What the task asks> Copy only what lies from the line containing "Rebuild this chart" through the line containing "op3_surv = [1.0, 0.875, 0.75, 0.5, 0.375, 0.25, 0.125, 0.0]" in the entries below, keeping both end lines exact and dropping every picture.

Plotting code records
· · · · ·

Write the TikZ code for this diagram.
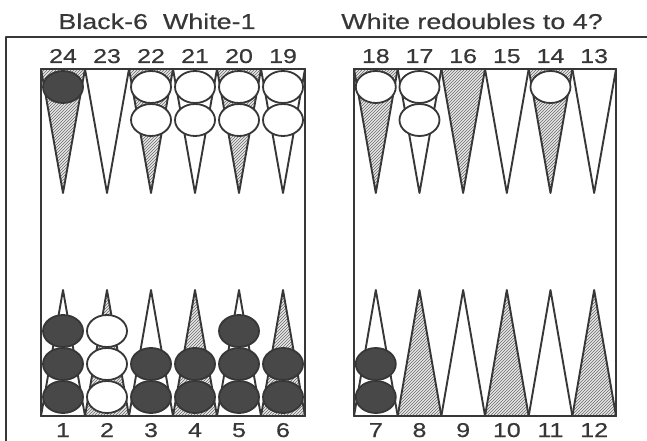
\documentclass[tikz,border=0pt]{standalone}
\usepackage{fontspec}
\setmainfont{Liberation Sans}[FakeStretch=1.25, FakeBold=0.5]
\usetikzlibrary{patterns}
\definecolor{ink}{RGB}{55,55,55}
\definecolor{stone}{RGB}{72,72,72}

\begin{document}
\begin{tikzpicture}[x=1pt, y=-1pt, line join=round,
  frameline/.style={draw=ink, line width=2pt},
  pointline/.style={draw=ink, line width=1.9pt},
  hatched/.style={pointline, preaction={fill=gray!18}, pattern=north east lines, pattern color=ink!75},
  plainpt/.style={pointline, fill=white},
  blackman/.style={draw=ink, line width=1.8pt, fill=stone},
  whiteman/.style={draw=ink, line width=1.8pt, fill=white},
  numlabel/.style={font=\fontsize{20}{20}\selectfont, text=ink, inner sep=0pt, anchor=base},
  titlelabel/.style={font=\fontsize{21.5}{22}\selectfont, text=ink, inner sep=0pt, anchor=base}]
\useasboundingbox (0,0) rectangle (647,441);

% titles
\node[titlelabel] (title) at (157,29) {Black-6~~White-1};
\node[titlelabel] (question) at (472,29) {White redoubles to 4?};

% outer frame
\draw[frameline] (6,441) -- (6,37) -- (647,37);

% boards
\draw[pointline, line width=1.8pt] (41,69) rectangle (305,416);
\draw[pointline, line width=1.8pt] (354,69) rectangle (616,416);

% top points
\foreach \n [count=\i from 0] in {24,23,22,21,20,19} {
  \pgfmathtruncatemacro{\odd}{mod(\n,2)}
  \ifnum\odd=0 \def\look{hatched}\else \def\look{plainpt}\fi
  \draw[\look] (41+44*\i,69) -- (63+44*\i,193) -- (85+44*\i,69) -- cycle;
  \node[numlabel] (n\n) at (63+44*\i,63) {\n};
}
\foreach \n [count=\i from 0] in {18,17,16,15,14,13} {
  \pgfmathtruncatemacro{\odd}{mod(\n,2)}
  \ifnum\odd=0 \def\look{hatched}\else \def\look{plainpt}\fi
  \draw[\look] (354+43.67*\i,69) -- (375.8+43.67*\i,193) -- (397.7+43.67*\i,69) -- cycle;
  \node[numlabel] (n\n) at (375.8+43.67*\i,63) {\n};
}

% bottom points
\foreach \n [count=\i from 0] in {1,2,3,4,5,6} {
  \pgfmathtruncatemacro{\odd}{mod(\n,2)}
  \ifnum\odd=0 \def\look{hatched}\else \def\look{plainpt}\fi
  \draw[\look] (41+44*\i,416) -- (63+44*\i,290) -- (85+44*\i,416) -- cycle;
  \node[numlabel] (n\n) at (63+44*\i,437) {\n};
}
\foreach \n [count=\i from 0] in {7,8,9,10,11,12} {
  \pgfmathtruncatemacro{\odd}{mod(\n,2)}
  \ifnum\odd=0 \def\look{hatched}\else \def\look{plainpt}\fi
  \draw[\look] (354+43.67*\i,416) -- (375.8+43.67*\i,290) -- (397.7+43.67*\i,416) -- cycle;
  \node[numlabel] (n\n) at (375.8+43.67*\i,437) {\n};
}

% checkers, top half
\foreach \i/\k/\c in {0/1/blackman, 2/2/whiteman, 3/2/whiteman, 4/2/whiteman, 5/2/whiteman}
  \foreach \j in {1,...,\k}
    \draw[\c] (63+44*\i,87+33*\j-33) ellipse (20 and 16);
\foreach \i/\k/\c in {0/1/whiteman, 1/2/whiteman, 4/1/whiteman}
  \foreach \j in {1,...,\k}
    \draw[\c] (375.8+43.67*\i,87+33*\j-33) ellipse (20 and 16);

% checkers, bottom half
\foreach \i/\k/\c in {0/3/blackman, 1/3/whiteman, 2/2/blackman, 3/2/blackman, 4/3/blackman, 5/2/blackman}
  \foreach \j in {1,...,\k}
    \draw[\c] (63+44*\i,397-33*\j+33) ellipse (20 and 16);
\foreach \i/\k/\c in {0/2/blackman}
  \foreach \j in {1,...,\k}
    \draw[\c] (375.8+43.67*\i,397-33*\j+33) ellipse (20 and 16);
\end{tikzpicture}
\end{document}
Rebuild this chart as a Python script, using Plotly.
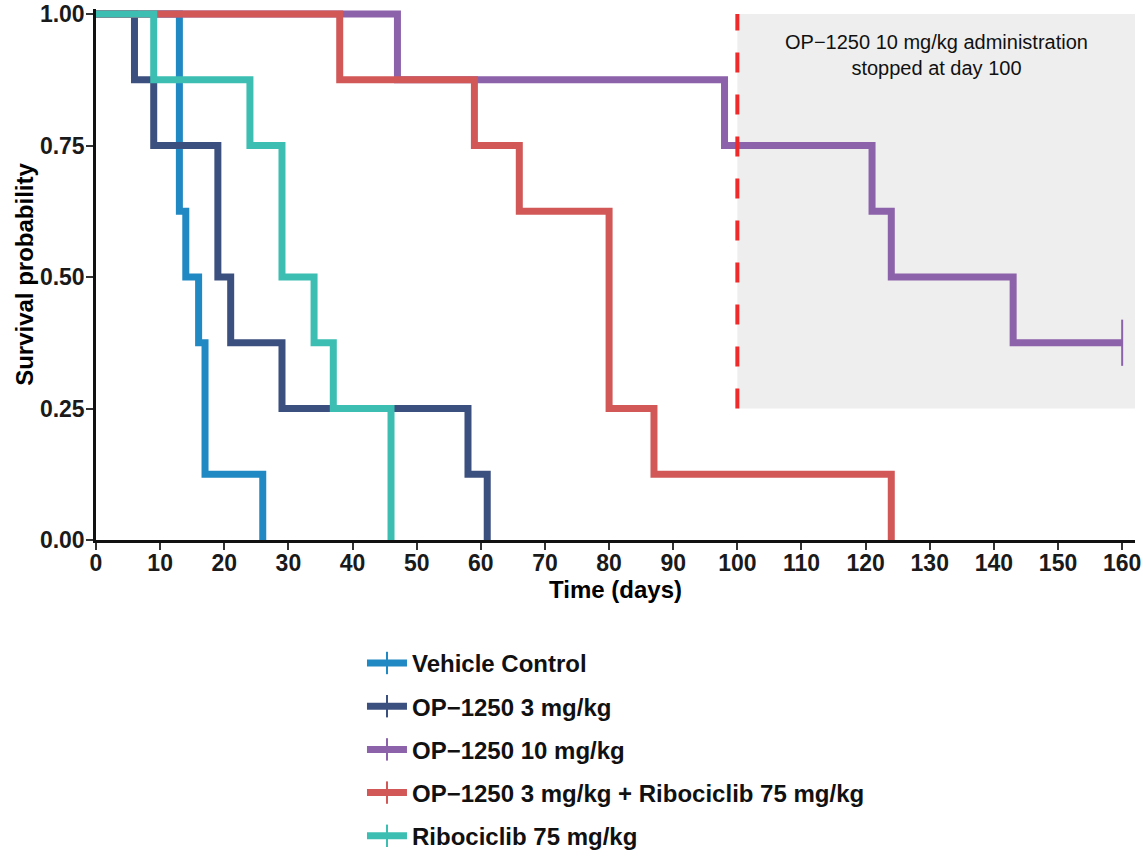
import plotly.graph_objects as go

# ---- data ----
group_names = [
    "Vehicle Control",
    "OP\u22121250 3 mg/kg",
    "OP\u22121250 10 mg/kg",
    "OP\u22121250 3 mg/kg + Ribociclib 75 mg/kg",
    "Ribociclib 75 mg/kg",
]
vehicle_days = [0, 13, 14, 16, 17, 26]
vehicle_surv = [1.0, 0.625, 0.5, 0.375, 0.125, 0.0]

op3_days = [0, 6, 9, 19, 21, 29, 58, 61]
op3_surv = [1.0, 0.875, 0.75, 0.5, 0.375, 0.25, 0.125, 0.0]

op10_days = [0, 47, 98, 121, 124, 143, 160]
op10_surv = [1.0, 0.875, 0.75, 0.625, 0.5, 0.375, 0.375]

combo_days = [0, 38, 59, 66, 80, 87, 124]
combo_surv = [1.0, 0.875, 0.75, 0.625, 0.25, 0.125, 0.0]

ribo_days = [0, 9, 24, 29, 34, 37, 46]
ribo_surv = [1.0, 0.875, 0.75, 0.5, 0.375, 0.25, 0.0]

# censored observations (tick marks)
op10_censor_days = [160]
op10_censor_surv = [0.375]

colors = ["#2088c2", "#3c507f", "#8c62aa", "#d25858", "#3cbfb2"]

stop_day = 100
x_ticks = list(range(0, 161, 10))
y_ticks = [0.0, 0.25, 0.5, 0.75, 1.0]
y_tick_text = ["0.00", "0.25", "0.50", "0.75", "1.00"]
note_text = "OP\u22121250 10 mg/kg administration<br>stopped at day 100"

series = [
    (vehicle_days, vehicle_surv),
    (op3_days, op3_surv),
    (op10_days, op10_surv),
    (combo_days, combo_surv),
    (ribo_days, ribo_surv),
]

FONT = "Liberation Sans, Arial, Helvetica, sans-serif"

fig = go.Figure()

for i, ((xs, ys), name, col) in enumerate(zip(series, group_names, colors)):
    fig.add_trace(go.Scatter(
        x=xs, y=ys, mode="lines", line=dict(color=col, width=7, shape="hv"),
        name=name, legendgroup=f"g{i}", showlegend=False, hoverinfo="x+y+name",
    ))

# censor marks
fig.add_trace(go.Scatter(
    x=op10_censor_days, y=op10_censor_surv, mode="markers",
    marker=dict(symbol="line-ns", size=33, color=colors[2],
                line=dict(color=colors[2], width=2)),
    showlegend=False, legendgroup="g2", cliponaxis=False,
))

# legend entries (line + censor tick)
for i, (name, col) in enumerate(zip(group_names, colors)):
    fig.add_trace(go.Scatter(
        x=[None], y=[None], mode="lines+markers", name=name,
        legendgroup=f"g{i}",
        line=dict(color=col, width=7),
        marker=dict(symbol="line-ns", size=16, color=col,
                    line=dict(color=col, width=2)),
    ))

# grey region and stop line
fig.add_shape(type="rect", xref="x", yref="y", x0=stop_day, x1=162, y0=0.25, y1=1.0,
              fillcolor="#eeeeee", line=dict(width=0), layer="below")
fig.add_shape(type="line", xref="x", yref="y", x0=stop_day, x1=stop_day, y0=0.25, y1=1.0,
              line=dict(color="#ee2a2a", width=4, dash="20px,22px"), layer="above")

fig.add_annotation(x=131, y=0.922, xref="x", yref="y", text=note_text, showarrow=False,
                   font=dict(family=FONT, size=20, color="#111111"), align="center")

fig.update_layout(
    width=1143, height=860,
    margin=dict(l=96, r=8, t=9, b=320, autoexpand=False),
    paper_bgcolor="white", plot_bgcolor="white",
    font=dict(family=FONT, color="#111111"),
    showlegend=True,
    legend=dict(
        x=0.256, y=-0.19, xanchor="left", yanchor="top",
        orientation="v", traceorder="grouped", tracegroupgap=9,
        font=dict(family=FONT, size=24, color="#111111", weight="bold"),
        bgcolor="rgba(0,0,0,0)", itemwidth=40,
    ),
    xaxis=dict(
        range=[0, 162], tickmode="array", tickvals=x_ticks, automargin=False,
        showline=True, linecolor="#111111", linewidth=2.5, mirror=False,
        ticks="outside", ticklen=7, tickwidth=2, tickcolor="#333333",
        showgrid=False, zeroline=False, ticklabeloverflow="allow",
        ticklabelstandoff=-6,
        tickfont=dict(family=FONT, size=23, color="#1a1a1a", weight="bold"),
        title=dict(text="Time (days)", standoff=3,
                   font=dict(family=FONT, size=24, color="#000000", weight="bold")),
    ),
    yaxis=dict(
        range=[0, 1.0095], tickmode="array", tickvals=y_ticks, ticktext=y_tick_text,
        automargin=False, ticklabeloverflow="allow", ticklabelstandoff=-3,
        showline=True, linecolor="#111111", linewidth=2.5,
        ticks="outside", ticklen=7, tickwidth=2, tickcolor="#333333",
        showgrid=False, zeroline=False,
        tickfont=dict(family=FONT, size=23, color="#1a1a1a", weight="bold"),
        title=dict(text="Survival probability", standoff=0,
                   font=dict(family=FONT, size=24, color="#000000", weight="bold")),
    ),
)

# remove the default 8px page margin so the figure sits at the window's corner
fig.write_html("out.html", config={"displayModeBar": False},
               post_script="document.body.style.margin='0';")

· · · · ·

Solution>
Rebuild this chart as a Python script, using Plotly.
import plotly.graph_objects as go

# ---- data ----
group_names = [
    "Vehicle Control",
    "OP\u22121250 3 mg/kg",
    "OP\u22121250 10 mg/kg",
    "OP\u22121250 3 mg/kg + Ribociclib 75 mg/kg",
    "Ribociclib 75 mg/kg",
]
vehicle_days = [0, 13, 14, 16, 17, 26]
vehicle_surv = [1.0, 0.625, 0.5, 0.375, 0.125, 0.0]

op3_days = [0, 6, 9, 19, 21, 29, 58, 61]
op3_surv = [1.0, 0.875, 0.75, 0.5, 0.375, 0.25, 0.125, 0.0]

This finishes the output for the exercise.